What needs to be done: Copy all of the material word for word, except for the pictures.

Source excerpt:
******************************

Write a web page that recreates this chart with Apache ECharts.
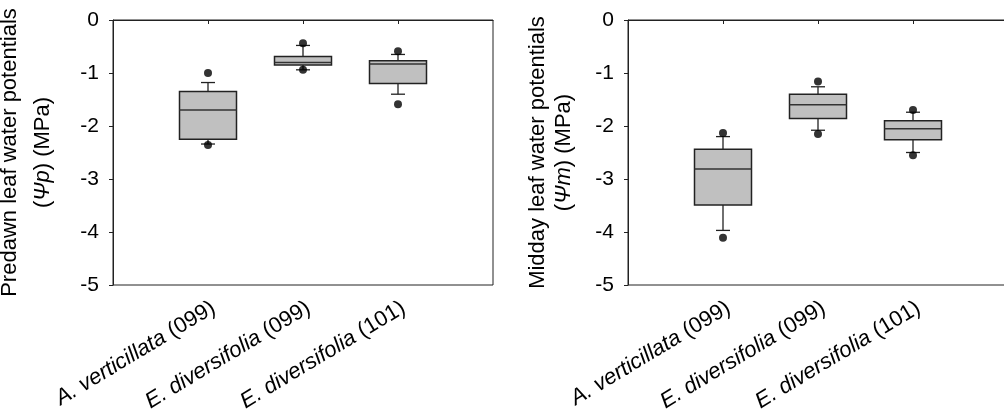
<!DOCTYPE html>
<html>
<head>
<meta charset="utf-8">
<script src="https://cdn.jsdelivr.net/npm/echarts@6/dist/echarts.min.js"></script>
<style>
html,body{margin:0;padding:0;background:#fff;}
#chart{width:1004px;height:416px;}
</style>
</head>
<body>
<div id="chart"></div>
<script>
// ---- data ----
const speciesNames = ['A. verticillata', 'E. diversifolia', 'E. diversifolia'];
const siteCodes = ['(099)', '(099)', '(101)'];
const yTicks = [0, -1, -2, -3, -4, -5];

// Predawn (MPa)
const predawnMin = [-2.34, -0.94, -1.40];
const predawnQ1 = [-2.25, -0.85, -1.20];
const predawnMedian = [-1.70, -0.80, -0.83];
const predawnQ3 = [-1.35, -0.69, -0.77];
const predawnMax = [-1.18, -0.48, -0.65];
const predawnOutlierGroup = [0, 0, 1, 1, 2, 2];
const predawnOutlierValue = [-1.00, -2.36, -0.44, -0.94, -0.59, -1.59];

// Midday (MPa)
const middayMin = [-3.97, -2.08, -2.50];
const middayQ1 = [-3.49, -1.86, -2.26];
const middayMedian = [-2.81, -1.60, -2.05];
const middayQ3 = [-2.44, -1.40, -1.90];
const middayMax = [-2.20, -1.26, -1.74];
const middayOutlierGroup = [0, 0, 1, 1, 2, 2];
const middayOutlierValue = [-2.13, -4.11, -1.16, -2.15, -1.70, -2.55];

// ---- build ----
const FONT = 'Liberation Sans, Arial, sans-serif';
const axisCats = [''].concat(speciesNames.map((s, i) => s + '|' + siteCodes[i])).concat(['']);
const showMid = (i) => i > 0 && i < axisCats.length - 1;

function boxData(mn, q1, md, q3, mx) {
  return mn.map((v, i) => [i + 1, mn[i], q1[i], md[i], q3[i], mx[i]]);
}
function outlierData(g, v) {
  return g.map((gi, i) => [gi + 1, v[i]]);
}

function renderBox(params, api) {
  const x = api.value(0);
  const pMin = api.coord([x, api.value(1)]);
  const pQ1 = api.coord([x, api.value(2)]);
  const pMed = api.coord([x, api.value(3)]);
  const pQ3 = api.coord([x, api.value(4)]);
  const pMax = api.coord([x, api.value(5)]);
  const cx = pMed[0];
  const half = 28.5;
  const cap = 7;
  const stroke = {stroke: '#222', lineWidth: 1.3};
  return {
    type: 'group',
    children: [
      {type: 'line', shape: {x1: cx, y1: pQ3[1], x2: cx, y2: pMax[1]}, style: stroke},
      {type: 'line', shape: {x1: cx, y1: pQ1[1], x2: cx, y2: pMin[1]}, style: stroke},
      {type: 'line', shape: {x1: cx - cap, y1: pMax[1], x2: cx + cap, y2: pMax[1]}, style: stroke},
      {type: 'line', shape: {x1: cx - cap, y1: pMin[1], x2: cx + cap, y2: pMin[1]}, style: stroke},
      {type: 'rect', shape: {x: cx - half, y: pQ3[1], width: half * 2, height: pQ1[1] - pQ3[1]},
        style: {fill: '#c0c0c0', stroke: '#222', lineWidth: 1.5}},
      {type: 'line', shape: {x1: cx - half, y1: pMed[1], x2: cx + half, y2: pMed[1]},
        style: {stroke: '#333', lineWidth: 1.5}}
    ]
  };
}

function xAxisFor(gi) {
  return {
    gridIndex: gi, type: 'category', data: axisCats, boundaryGap: false,
    axisLine: {lineStyle: {color: '#222', width: 1}},
    axisTick: {show: true, length: 4, interval: (i) => showMid(i), lineStyle: {color: '#222'}},
    splitLine: {show: false},
    axisLabel: {
      interval: (i) => showMid(i), rotate: 31, margin: 12, verticalAlign: 'top',
      formatter: (v) => {
        if (!v) return '';
        const parts = v.split('|');
        return '{i|' + parts[0] + '}{n| ' + parts[1] + '}';
      },
      rich: {
        i: {fontStyle: 'italic', fontSize: 22, fontFamily: FONT, color: '#000'},
        n: {fontSize: 22, fontFamily: FONT, color: '#000'}
      }
    }
  };
}

function yAxisFor(gi, line1, sub, gap, lh) {
  const st = (extra) => Object.assign({fontSize: 22, fontFamily: FONT, color: '#000', lineHeight: lh}, extra || {});
  return {
    gridIndex: gi, type: 'value', min: -5, max: 0, interval: 1,
    axisLine: {show: true, lineStyle: {color: '#222', width: 1}},
    axisTick: {show: true, length: 4, lineStyle: {color: '#222'}},
    splitLine: {show: false},
    axisLabel: {fontSize: 21, fontFamily: FONT, color: '#000', margin: 14,
      formatter: (v) => (yTicks.indexOf(v) >= 0 ? String(v) : '')},
    name: '{t|' + line1 + '}\n{t|(}{i|Ψ}{s|' + sub + '}{t|) (MPa)}',
    nameLocation: 'middle', nameRotate: 90, nameGap: gap,
    nameTextStyle: {
      rich: {
        t: st(),
        i: st({fontStyle: 'italic'}),
        s: st({fontStyle: 'italic'})
      }
    }
  };
}

const gridBase = {top: 20, width: 380, height: 265, show: true, borderColor: '#222', borderWidth: 1,
  backgroundColor: 'transparent', containLabel: false, outerBoundsMode: 'none'};

const chart = echarts.init(document.getElementById('chart'), null, {renderer: 'canvas'});
chart.setOption({
  animation: false,
  backgroundColor: '#fff',
  grid: [
    Object.assign({left: 113}, gridBase),
    Object.assign({left: 628}, gridBase)
  ],
  xAxis: [xAxisFor(0), xAxisFor(1)],
  yAxis: [
    yAxisFor(0, 'Predawn leaf water potentials', 'p', 54, 33),
    yAxisFor(1, 'Midday leaf water potentials', 'm', 51, 26)
  ],
  series: [
    {type: 'custom', xAxisIndex: 0, yAxisIndex: 0, renderItem: renderBox,
      data: boxData(predawnMin, predawnQ1, predawnMedian, predawnQ3, predawnMax)},
    {type: 'scatter', xAxisIndex: 0, yAxisIndex: 0, symbolSize: 8, itemStyle: {color: '#000'},
      data: outlierData(predawnOutlierGroup, predawnOutlierValue), z: 5},
    {type: 'custom', xAxisIndex: 1, yAxisIndex: 1, renderItem: renderBox,
      data: boxData(middayMin, middayQ1, middayMedian, middayQ3, middayMax)},
    {type: 'scatter', xAxisIndex: 1, yAxisIndex: 1, symbolSize: 8, itemStyle: {color: '#000'},
      data: outlierData(middayOutlierGroup, middayOutlierValue), z: 5}
  ]
});
</script>
</body>
</html>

******************************

Written solution:
Write a web page that recreates this chart with Apache ECharts.
<!DOCTYPE html>
<html>
<head>
<meta charset="utf-8">
<script src="https://cdn.jsdelivr.net/npm/echarts@6/dist/echarts.min.js"></script>
<style>
html,body{margin:0;padding:0;background:#fff;}
#chart{width:1004px;height:416px;}
</style>
</head>
<body>
<div id="chart"></div>
<script>
// ---- data ----
const speciesNames = ['A. verticillata', 'E. diversifolia', 'E. diversifolia'];
const siteCodes = ['(099)', '(099)', '(101)'];
const yTicks = [0, -1, -2, -3, -4, -5];

// Predawn (MPa)
const predawnMin = [-2.34, -0.94, -1.40];
const predawnQ1 = [-2.25, -0.85, -1.20];
const predawnMedian = [-1.70, -0.80, -0.83];
const predawnQ3 = [-1.35, -0.69, -0.77];
const predawnMax = [-1.18, -0.48, -0.65];
const predawnOutlierGroup = [0, 0, 1, 1, 2, 2];
const predawnOutlierValue = [-1.00, -2.36, -0.44, -0.94, -0.59, -1.59];

// Midday (MPa)
const middayMin = [-3.97, -2.08, -2.50];
const middayQ1 = [-3.49, -1.86, -2.26];
const middayMedian = [-2.81, -1.60, -2.05];
const middayQ3 = [-2.44, -1.40, -1.90];
const middayMax = [-2.20, -1.26, -1.74];
const middayOutlierGroup = [0, 0, 1, 1, 2, 2];
const middayOutlierValue = [-2.13, -4.11, -1.16, -2.15, -1.70, -2.55];

// ---- build ----
const FONT = 'Liberation Sans, Arial, sans-serif';
const axisCats = [''].concat(speciesNames.map((s, i) => s + '|' + siteCodes[i])).concat(['']);
const showMid = (i) => i > 0 && i < axisCats.length - 1;

function boxData(mn, q1, md, q3, mx) {
  return mn.map((v, i) => [i + 1, mn[i], q1[i], md[i], q3[i], mx[i]]);
}
function outlierData(g, v) {
  return g.map((gi, i) => [gi + 1, v[i]]);
}

function renderBox(params, api) {
  const x = api.value(0);
  const pMin = api.coord([x, api.value(1)]);
  const pQ1 = api.coord([x, api.value(2)]);
  const pMed = api.coord([x, api.value(3)]);
  const pQ3 = api.coord([x, api.value(4)]);
  const pMax = api.coord([x, api.value(5)]);
  const cx = pMed[0];
  const half = 28.5;
  const cap = 7;
  const stroke = {stroke: '#222', lineWidth: 1.3};
  return {
    type: 'group',
    children: [
      {type: 'line', shape: {x1: cx, y1: pQ3[1], x2: cx, y2: pMax[1]}, style: stroke},
      {type: 'line', shape: {x1: cx, y1: pQ1[1], x2: cx, y2: pMin[1]}, style: stroke},
      {type: 'line', shape: {x1: cx - cap, y1: pMax[1], x2: cx + cap, y2: pMax[1]}, style: stroke},
      {type: 'line', shape: {x1: cx - cap, y1: pMin[1], x2: cx + cap, y2: pMin[1]}, style: stroke},
      {type: 'rect', shape: {x: cx - half, y: pQ3[1], width: half * 2, height: pQ1[1] - pQ3[1]},
        style: {fill: '#c0c0c0', stroke: '#222', lineWidth: 1.5}},
      {type: 'line', shape: {x1: cx - half, y1: pMed[1], x2: cx + half, y2: pMed[1]},
        style: {stroke: '#333', lineWidth: 1.5}}
    ]
  };
}

function xAxisFor(gi) {
  return {
    gridIndex: gi, type: 'category', data: axisCats, boundaryGap: false,
    axisLine: {lineStyle: {color: '#222', width: 1}},
    axisTick: {show: true, length: 4, interval: (i) => showMid(i), lineStyle: {color: '#222'}},
    splitLine: {show: false},
    axisLabel: {
      interval: (i) => showMid(i), rotate: 31, margin: 12, verticalAlign: 'top',
      formatter: (v) => {
        if (!v) return '';
        const parts = v.split('|');
        return '{i|' + parts[0] + '}{n| ' + parts[1] + '}';
      },
      rich: {
        i: {fontStyle: 'italic', fontSize: 22, fontFamily: FONT, color: '#000'},
        n: {fontSize: 22, fontFamily: FONT, color: '#000'}
      }
    }
  };
}

function yAxisFor(gi, line1, sub, gap, lh) {
  const st = (extra) => Object.assign({fontSize: 22, fontFamily: FONT, color: '#000', lineHeight: lh}, extra || {});
  return {
    gridIndex: gi, type: 'value', min: -5, max: 0, interval: 1,
    axisLine: {show: true, lineStyle: {color: '#222', width: 1}},
    axisTick: {show: true, length: 4, lineStyle: {color: '#222'}},
    splitLine: {show: false},
    axisLabel: {fontSize: 21, fontFamily: FONT, color: '#000', margin: 14,
      formatter: (v) => (yTicks.indexOf(v) >= 0 ? String(v) : '')},
    name: '{t|' + line1 + '}\n{t|(}{i|Ψ}{s|' + sub + '}{t|) (MPa)}',
    nameLocation: 'middle', nameRotate: 90, nameGap: gap,
    nameTextStyle: {
      rich: {
        t: st(),
        i: st({fontStyle: 'italic'}),
        s: st({fontStyle: 'italic'})
      }
    }
  };
}

const gridBase = {top: 20, width: 380, height: 265, show: true, borderColor: '#222', borderWidth: 1,
  backgroundColor: 'transparent', containLabel: false, outerBoundsMode: 'none'};

const chart = echarts.init(document.getElementById('chart'), null, {renderer: 'canvas'});
chart.setOption({
  animation: false,
  backgroundColor: '#fff',
  grid: [
    Object.assign({left: 113}, gridBase),
    Object.assign({left: 628}, gridBase)
  ],
  xAxis: [xAxisFor(0), xAxisFor(1)],
  yAxis: [
    yAxisFor(0, 'Predawn leaf water potentials', 'p', 54, 33),
    yAxisFor(1, 'Midday leaf water potentials', 'm', 51, 26)
  ],
  series: [
    {type: 'custom', xAxisIndex: 0, yAxisIndex: 0, renderItem: renderBox,
      data: boxData(predawnMin, predawnQ1, predawnMedian, predawnQ3, predawnMax)},
    {type: 'scatter', xAxisIndex: 0, yAxisIndex: 0, symbolSize: 8, itemStyle: {color: '#000'},
      data: outlierData(predawnOutlierGroup, predawnOutlierValue), z: 5},
    {type: 'custom', xAxisIndex: 1, yAxisIndex: 1, renderItem: renderBox,
      data: boxData(middayMin, middayQ1, middayMedian, middayQ3, middayMax)},
    {type: 'scatter', xAxisIndex: 1, yAxisIndex: 1, symbolSize: 8, itemStyle: {color: '#000'},
      data: outlierData(middayOutlierGroup, middayOutlierValue), z: 5}
  ]
});
</script>
</body>
</html>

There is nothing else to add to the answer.